»»
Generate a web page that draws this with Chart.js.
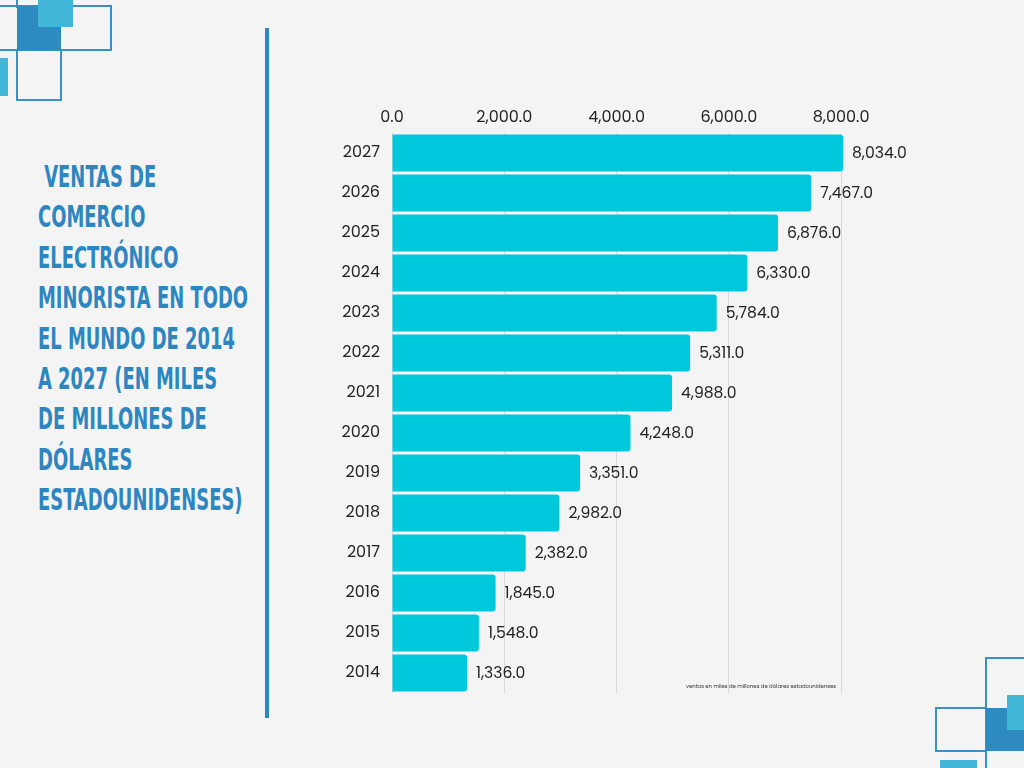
<!DOCTYPE html>
<html>
<head>
<meta charset="utf-8">
<script src="https://cdn.jsdelivr.net/npm/chart.js@4"></script>
<style>
  html, body { margin:0; padding:0; }
  body { width:1024px; height:768px; background:#f4f4f4; position:relative; overflow:hidden; font-family:"Poppins","Inter","Open Sans",sans-serif; }
  .abs { position:absolute; box-sizing:border-box; }
  .dark { background:#2e8bc0; }
  .light { background:#41b6d6; }
  .outl { border:2px solid #3a8fc4; }
  #title { position:absolute; left:38px; top:156px; color:#2e86c1; font-family:"DejaVu Sans Condensed","DejaVu Sans",sans-serif; font-weight:bold; font-size:31px; line-height:40.4px; white-space:pre; transform-origin:left top; transform:scaleX(0.643); }
  #divider { position:absolute; left:265px; top:28px; width:4px; height:690px; background:#2e86c1; }
  #wrap { position:absolute; left:300px; top:94px; width:640px; height:610px; }
  #note { position:absolute; left:686px; top:682px; font-size:5.3px; color:#333; white-space:nowrap; font-family:"Poppins","Inter","Open Sans",sans-serif; }
</style>
</head>
<body>
<!-- top-left decoration -->
<div class="abs outl" style="left:-4px;top:5px;width:116px;height:46px;"></div>
<div class="abs outl" style="left:16px;top:49px;width:46px;height:52px;"></div>
<div class="abs" style="left:16px;top:0;width:2px;height:8px;background:#3a8fc4;"></div>
<div class="abs dark" style="left:17px;top:6px;width:44px;height:44px;"></div>
<div class="abs light" style="left:38px;top:0;width:35px;height:27px;"></div>
<div class="abs light" style="left:0;top:58px;width:8px;height:38px;"></div>
<!-- bottom-right decoration -->
<div class="abs outl" style="left:985px;top:657px;width:60px;height:120px;"></div>
<div class="abs outl" style="left:935px;top:707px;width:52px;height:45px;"></div>
<div class="abs dark" style="left:986px;top:708px;width:40px;height:43px;"></div>
<div class="abs light" style="left:1007px;top:695px;width:20px;height:35px;"></div>
<div class="abs light" style="left:940px;top:760px;width:37px;height:10px;"></div>

<div id="title"> VENTAS DE
COMERCIO
ELECTRÓNICO
MINORISTA EN TODO
EL MUNDO DE 2014
A 2027 (EN MILES
DE MILLONES DE
DÓLARES
ESTADOUNIDENSES)</div>
<div id="divider"></div>
<div id="wrap"><canvas id="c"></canvas></div>
<div id="note">ventas en miles de millones de dólares estadounidenses</div>

<script>
const years = ["2027","2026","2025","2024","2023","2022","2021","2020","2019","2018","2017","2016","2015","2014"];
const sales = [8034, 7467, 6876, 6330, 5784, 5311, 4988, 4248, 3351, 2982, 2382, 1845, 1548, 1336];
const xTicks = [0, 2000, 4000, 6000, 8000];

const fmt = new Intl.NumberFormat('en-US', {minimumFractionDigits:1, maximumFractionDigits:1});
const FONT = '"Poppins","Inter","Open Sans",sans-serif';

const valueLabels = {
  id: 'valueLabels',
  afterDatasetsDraw(chart) {
    const ctx = chart.ctx;
    const meta = chart.getDatasetMeta(0);
    ctx.save();
    ctx.font = '15.6px ' + FONT;
    ctx.fillStyle = '#222';
    ctx.textAlign = 'left';
    ctx.textBaseline = 'middle';
    meta.data.forEach((bar, i) => {
      ctx.fillText(fmt.format(chart.data.datasets[0].data[i]), bar.x + 9, bar.y + 1);
    });
    ctx.restore();
  }
};

new Chart(document.getElementById('c'), {
  type: 'bar',
  data: {
    labels: years,
    datasets: [{
      data: sales,
      backgroundColor: '#00c8dc',
      borderRadius: 3,
      borderSkipped: 'start',
      barPercentage: 0.93,
      categoryPercentage: 1.0
    }]
  },
  options: {
    indexAxis: 'y',
    responsive: true,
    maintainAspectRatio: false,
    animation: false,
    layout: { padding: { top: 0, right: 97, bottom: 11, left: 0 } },
    plugins: { legend: { display: false }, tooltip: { enabled: false } },
    scales: {
      x: {
        position: 'top',
        min: 0,
        max: 8034,
        afterBuildTicks: s => { s.ticks = xTicks.map(v => ({ value: v })); },
        afterFit: s => { s.height = 39; },
        grid: { color: '#d9d9d9', lineWidth: 1, drawTicks: false },
        border: { display: false },
        ticks: { color: '#222', font: { family: FONT, size: 16 }, padding: 5, maxRotation: 0, callback: v => fmt.format(v) }
      },
      y: {
        afterFit: s => { s.width = 92; s.paddingTop = 0; s.paddingBottom = 0; },
        grid: { display: false, drawTicks: false },
        border: { display: false },
        ticks: { color: '#222', font: { family: FONT, size: 16 }, padding: 12 }
      }
    }
  },
  plugins: [valueLabels]
});
</script>
</body>
</html>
««
**EXERCISE DETAILS:** Transcribe the material exactly, leaving every picture out.

**FULL RESPONSE:**
Generate a web page that draws this with Chart.js.
<!DOCTYPE html>
<html>
<head>
<meta charset="utf-8">
<script src="https://cdn.jsdelivr.net/npm/chart.js@4"></script>
<style>
  html, body { margin:0; padding:0; }
  body { width:1024px; height:768px; background:#f4f4f4; position:relative; overflow:hidden; font-family:"Poppins","Inter","Open Sans",sans-serif; }
  .abs { position:absolute; box-sizing:border-box; }
  .dark { background:#2e8bc0; }
  .light { background:#41b6d6; }
  .outl { border:2px solid #3a8fc4; }
  #title { position:absolute; left:38px; top:156px; color:#2e86c1; font-family:"DejaVu Sans Condensed","DejaVu Sans",sans-serif; font-weight:bold; font-size:31px; line-height:40.4px; white-space:pre; transform-origin:left top; transform:scaleX(0.643); }
  #divider { position:absolute; left:265px; top:28px; width:4px; height:690px; background:#2e86c1; }
  #wrap { position:absolute; left:300px; top:94px; width:640px; height:610px; }
  #note { position:absolute; left:686px; top:682px; font-size:5.3px; color:#333; white-space:nowrap; font-family:"Poppins","Inter","Open Sans",sans-serif; }
</style>
</head>
<body>
<!-- top-left decoration -->
<div class="abs outl" style="left:-4px;top:5px;width:116px;height:46px;"></div>
<div class="abs outl" style="left:16px;top:49px;width:46px;height:52px;"></div>
<div class="abs" style="left:16px;top:0;width:2px;height:8px;background:#3a8fc4;"></div>
<div class="abs dark" style="left:17px;top:6px;width:44px;height:44px;"></div>
<div class="abs light" style="left:38px;top:0;width:35px;height:27px;"></div>
<div class="abs light" style="left:0;top:58px;width:8px;height:38px;"></div>
<!-- bottom-right decoration -->
<div class="abs outl" style="left:985px;top:657px;width:60px;height:120px;"></div>
<div class="abs outl" style="left:935px;top:707px;width:52px;height:45px;"></div>
<div class="abs dark" style="left:986px;top:708px;width:40px;height:43px;"></div>
<div class="abs light" style="left:1007px;top:695px;width:20px;height:35px;"></div>
<div class="abs light" style="left:940px;top:760px;width:37px;height:10px;"></div>

<div id="title"> VENTAS DE
COMERCIO
ELECTRÓNICO
MINORISTA EN TODO
EL MUNDO DE 2014
A 2027 (EN MILES
DE MILLONES DE
DÓLARES
ESTADOUNIDENSES)</div>
<div id="divider"></div>
<div id="wrap"><canvas id="c"></canvas></div>
<div id="note">ventas en miles de millones de dólares estadounidenses</div>

<script>
const years = ["2027","2026","2025","2024","2023","2022","2021","2020","2019","2018","2017","2016","2015","2014"];
const sales = [8034, 7467, 6876, 6330, 5784, 5311, 4988, 4248, 3351, 2982, 2382, 1845, 1548, 1336];
const xTicks = [0, 2000, 4000, 6000, 8000];

const fmt = new Intl.NumberFormat('en-US', {minimumFractionDigits:1, maximumFractionDigits:1});
const FONT = '"Poppins","Inter","Open Sans",sans-serif';

const valueLabels = {
  id: 'valueLabels',
  afterDatasetsDraw(chart) {
    const ctx = chart.ctx;
    const meta = chart.getDatasetMeta(0);
    ctx.save();
    ctx.font = '15.6px ' + FONT;
    ctx.fillStyle = '#222';
    ctx.textAlign = 'left';
    ctx.textBaseline = 'middle';
    meta.data.forEach((bar, i) => {
      ctx.fillText(fmt.format(chart.data.datasets[0].data[i]), bar.x + 9, bar.y + 1);
    });
    ctx.restore();
  }
};

new Chart(document.getElementById('c'), {
  type: 'bar',
  data: {
    labels: years,
    datasets: [{
      data: sales,
      backgroundColor: '#00c8dc',
      borderRadius: 3,
      borderSkipped: 'start',
      barPercentage: 0.93,
      categoryPercentage: 1.0
    }]
  },
  options: {
    indexAxis: 'y',
    responsive: true,
    maintainAspectRatio: false,
    animation: false,
    layout: { padding: { top: 0, right: 97, bottom: 11, left: 0 } },
    plugins: { legend: { display: false }, tooltip: { enabled: false } },
    scales: {
      x: {
        position: 'top',
        min: 0,
        max: 8034,
        afterBuildTicks: s => { s.ticks = xTicks.map(v => ({ value: v })); },
        afterFit: s => { s.height = 39; },
        grid: { color: '#d9d9d9', lineWidth: 1, drawTicks: false },
        border: { display: false },
        ticks: { color: '#222', font: { family: FONT, size: 16 }, padding: 5, maxRotation: 0, callback: v => fmt.format(v) }
      },
      y: {
        afterFit: s => { s.width = 92; s.paddingTop = 0; s.paddingBottom = 0; },
        grid: { display: false, drawTicks: false },
        border: { display: false },
        ticks: { color: '#222', font: { family: FONT, size: 16 }, padding: 12 }
      }
    }
  },
  plugins: [valueLabels]
});
</script>
</body>
</html>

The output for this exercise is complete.